Education

Sacramento wants to promise more access to college; critics worry they will miss the mark

In the first joint meeting of the council and the school board since 1999, the Sacramento City Council and the Sacramento City Unified School Board committed to working towards a Regional College Promise program that will attempt to get more high school students to go to college.

According to the City Council and School Board report, 68 percent of all jobs in California will require a postsecondary degree by 2020. By 2030, the state of California will be short 1.1 million workers with bachelor’s degrees — the College Promise Program aims to tackle that problem.

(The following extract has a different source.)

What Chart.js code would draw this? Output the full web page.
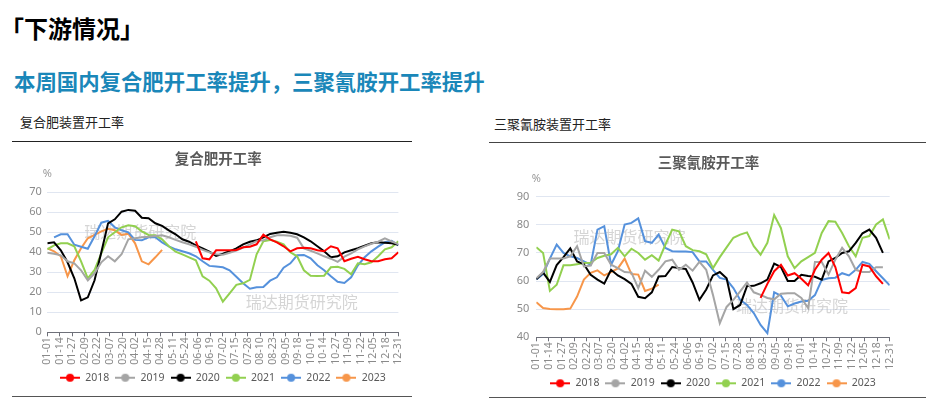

City and School Board staff will engage various partners across the city — community colleges, universities like UC Davis and UC Merced, and local businesses — to discuss how they can collaborate to improve the numbers of Sacramento youth that go to college. And while Tuesday’s meeting involved only the School Board, members made it clear they were looking to involve more school boards, as well as Sacramento County.

The details of the program are still unclear. The official agreement that partners will sign isn’t due until September 2019, but the hope is that by next year partners across the region will have a solid plan to push make Sacramento’s youth college- and career-ready.

“The school district and the city are starting the discussion, but there are a lot of partners we have to bring into this,” said Andrew Kehoe, a civic engagement liaison in the Office of Mayor Darrell Steinberg, who worked on the resolution.

But during the joint meeting, members of the community asked the council and the board what, exactly, the program was promising to students most in need.

“While I am excited to hear about the Sacramento promise, I’m afraid it will not be accessible to many Sacramento youth,” said Chris Logan, a pastor at Hope United Methodist Church, during public comment. “Where is the promise for black students? What focused efforts have we made to target black students to meet their specific needs?”

Logan’s worry were echoed by many others during the meeting. Concerns were raised about the lack of focus the program had on making sure students were prepared for college when they went, the fact that minority students are often the ones who don’t make it to college and how the city would help undocumented students.

“You can’t promise nobody nothing that you don’t have,” said Loreen Pryor, president of the Black Youth Leadership Project.

During the public comment, the council and the board sat and listened. After, they expressed appreciation for the voices they heard. And then they unanimously voted to approve the resolution that would direct staff to have a completed College Promise Program by September 2019, with assurances that the program would mean a better future for all Sacramento youth.

“This is not the end result,” said Michael Minnick, the School Board’s second vice president. “This document is really the beginning.”